Task instructions = Your task is to retype, word for word, the lines from the start of the data through the line holding "from matplotlib.ticker import". Do not include the pictures.

Given data =
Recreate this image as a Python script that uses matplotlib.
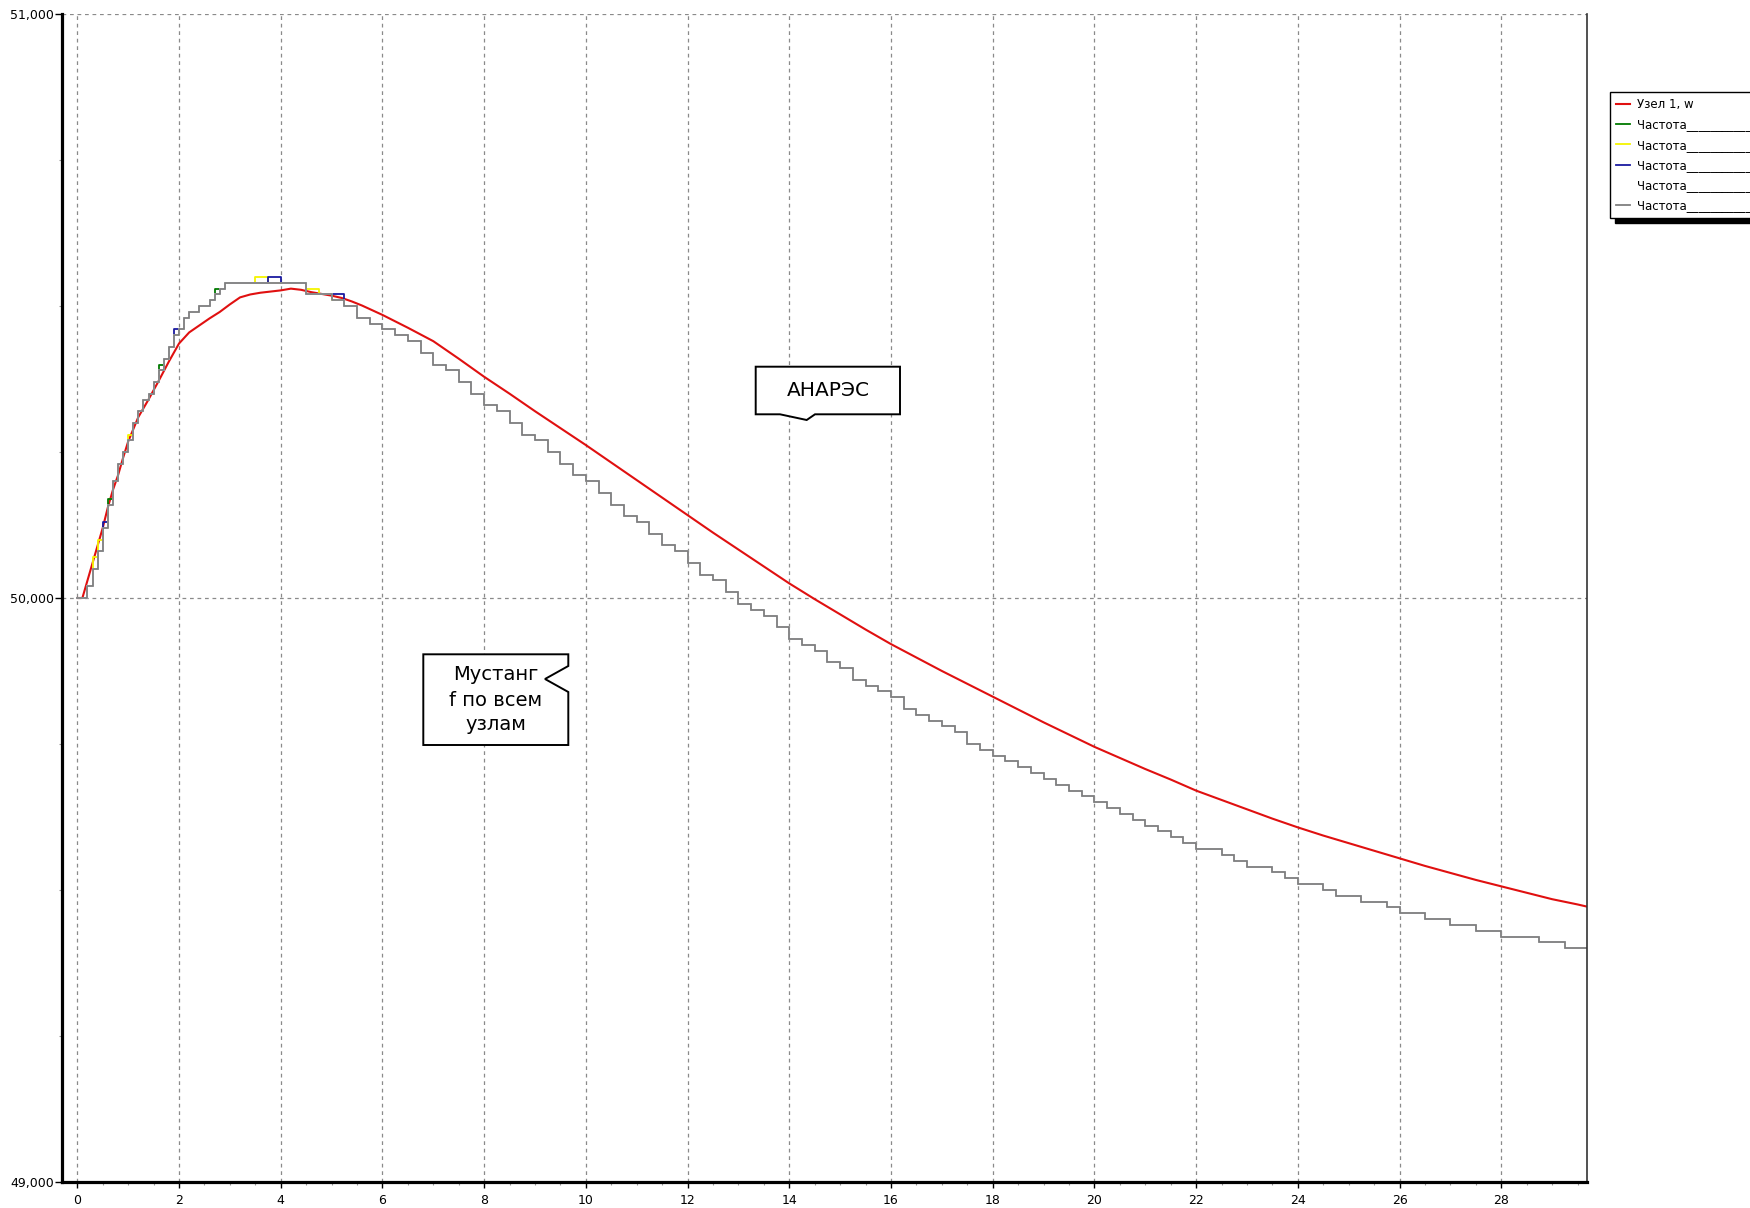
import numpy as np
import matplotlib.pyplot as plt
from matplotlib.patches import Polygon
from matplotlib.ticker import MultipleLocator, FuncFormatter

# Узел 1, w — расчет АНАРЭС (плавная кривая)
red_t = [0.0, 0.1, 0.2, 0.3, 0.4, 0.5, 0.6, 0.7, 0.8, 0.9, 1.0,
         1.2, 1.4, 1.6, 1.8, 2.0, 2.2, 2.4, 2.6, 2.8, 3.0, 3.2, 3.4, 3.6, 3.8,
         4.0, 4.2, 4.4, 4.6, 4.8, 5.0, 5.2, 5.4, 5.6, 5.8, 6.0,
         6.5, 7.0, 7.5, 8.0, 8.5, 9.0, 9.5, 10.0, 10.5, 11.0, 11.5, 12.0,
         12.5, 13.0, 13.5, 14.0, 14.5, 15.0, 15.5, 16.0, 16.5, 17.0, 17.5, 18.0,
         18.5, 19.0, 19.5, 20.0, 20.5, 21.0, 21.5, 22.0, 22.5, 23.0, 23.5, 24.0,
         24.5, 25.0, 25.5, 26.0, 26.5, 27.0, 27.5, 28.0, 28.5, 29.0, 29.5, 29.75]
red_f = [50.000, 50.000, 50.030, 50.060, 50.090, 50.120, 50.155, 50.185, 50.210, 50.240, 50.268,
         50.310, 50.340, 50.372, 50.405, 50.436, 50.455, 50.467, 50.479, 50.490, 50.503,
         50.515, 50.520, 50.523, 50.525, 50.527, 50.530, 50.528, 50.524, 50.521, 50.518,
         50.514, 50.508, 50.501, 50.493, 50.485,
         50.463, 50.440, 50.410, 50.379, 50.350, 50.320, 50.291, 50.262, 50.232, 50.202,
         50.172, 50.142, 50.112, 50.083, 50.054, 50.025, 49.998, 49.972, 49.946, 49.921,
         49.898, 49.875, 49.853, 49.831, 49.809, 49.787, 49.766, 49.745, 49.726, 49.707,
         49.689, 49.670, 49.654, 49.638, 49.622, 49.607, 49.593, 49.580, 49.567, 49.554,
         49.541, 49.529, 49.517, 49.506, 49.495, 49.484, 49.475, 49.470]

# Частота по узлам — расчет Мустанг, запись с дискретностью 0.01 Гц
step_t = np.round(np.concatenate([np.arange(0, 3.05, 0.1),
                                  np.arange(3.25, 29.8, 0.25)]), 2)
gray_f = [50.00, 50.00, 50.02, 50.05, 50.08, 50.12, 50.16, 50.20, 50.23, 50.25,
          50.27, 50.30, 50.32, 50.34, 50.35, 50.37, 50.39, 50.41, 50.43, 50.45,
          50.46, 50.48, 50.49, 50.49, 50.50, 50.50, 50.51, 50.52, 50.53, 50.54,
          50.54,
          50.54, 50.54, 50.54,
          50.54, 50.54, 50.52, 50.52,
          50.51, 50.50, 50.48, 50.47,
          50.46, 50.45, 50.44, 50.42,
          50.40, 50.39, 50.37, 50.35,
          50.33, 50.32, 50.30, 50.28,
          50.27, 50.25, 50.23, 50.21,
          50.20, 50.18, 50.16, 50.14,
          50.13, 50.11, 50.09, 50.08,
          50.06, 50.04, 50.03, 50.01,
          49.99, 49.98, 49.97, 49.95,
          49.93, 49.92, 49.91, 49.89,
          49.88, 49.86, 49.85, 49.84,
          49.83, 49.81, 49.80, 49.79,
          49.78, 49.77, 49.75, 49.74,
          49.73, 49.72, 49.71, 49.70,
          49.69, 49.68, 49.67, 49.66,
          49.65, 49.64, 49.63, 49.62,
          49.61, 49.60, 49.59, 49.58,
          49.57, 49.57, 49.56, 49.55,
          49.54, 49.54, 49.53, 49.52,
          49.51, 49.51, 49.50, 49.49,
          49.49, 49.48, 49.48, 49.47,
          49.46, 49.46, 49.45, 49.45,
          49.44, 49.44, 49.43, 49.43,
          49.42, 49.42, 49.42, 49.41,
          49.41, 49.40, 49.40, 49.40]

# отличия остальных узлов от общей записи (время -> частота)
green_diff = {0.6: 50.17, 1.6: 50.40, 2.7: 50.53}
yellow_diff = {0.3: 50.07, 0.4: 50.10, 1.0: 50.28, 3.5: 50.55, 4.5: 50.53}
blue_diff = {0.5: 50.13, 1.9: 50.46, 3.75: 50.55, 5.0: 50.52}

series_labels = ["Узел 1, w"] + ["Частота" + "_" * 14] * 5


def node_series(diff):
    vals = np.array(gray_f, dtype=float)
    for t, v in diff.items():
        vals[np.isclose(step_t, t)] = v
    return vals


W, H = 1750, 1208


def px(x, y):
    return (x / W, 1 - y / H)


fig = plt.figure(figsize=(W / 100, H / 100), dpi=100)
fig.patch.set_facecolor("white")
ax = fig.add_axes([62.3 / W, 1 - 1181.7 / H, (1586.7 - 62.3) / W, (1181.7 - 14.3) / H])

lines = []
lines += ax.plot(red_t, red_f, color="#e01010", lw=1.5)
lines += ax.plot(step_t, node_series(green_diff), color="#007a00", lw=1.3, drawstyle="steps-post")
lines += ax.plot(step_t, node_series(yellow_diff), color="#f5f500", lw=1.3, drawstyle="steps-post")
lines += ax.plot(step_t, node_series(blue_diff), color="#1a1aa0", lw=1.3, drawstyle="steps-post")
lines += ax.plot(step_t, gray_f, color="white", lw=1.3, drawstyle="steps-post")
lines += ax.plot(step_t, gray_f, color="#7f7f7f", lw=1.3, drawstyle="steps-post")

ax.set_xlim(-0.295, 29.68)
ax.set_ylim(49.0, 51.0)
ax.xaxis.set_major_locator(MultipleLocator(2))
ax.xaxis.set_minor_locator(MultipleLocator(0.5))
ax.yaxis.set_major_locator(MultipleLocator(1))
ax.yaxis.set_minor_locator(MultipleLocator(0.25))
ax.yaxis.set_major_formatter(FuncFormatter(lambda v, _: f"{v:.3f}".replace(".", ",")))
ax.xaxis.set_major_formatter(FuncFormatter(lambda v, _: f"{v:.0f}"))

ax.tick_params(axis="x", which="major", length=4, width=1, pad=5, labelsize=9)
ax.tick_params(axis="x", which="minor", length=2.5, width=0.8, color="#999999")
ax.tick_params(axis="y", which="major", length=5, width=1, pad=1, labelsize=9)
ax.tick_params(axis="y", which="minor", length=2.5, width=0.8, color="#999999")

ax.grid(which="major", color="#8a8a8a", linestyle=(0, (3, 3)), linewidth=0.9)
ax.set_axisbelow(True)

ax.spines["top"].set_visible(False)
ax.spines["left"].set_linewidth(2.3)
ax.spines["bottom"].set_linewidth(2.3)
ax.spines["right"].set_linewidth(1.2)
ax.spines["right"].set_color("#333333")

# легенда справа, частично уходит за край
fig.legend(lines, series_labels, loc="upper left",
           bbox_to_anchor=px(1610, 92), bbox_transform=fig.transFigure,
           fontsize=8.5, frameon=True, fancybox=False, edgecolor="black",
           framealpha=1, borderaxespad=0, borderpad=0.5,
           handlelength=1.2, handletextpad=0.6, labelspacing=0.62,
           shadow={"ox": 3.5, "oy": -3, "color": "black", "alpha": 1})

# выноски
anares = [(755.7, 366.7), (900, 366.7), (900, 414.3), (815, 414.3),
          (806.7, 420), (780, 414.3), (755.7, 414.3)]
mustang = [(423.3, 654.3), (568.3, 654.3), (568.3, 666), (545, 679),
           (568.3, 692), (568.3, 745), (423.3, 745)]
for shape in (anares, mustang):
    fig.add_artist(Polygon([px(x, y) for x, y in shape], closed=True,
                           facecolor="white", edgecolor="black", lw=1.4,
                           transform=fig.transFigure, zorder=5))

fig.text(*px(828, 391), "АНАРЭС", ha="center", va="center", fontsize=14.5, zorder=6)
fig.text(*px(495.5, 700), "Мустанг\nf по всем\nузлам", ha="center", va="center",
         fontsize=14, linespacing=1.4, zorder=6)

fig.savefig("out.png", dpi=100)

Task result =
Recreate this image as a Python script that uses matplotlib.
import numpy as np
import matplotlib.pyplot as plt
from matplotlib.patches import Polygon
from matplotlib.ticker import MultipleLocator, FuncFormatter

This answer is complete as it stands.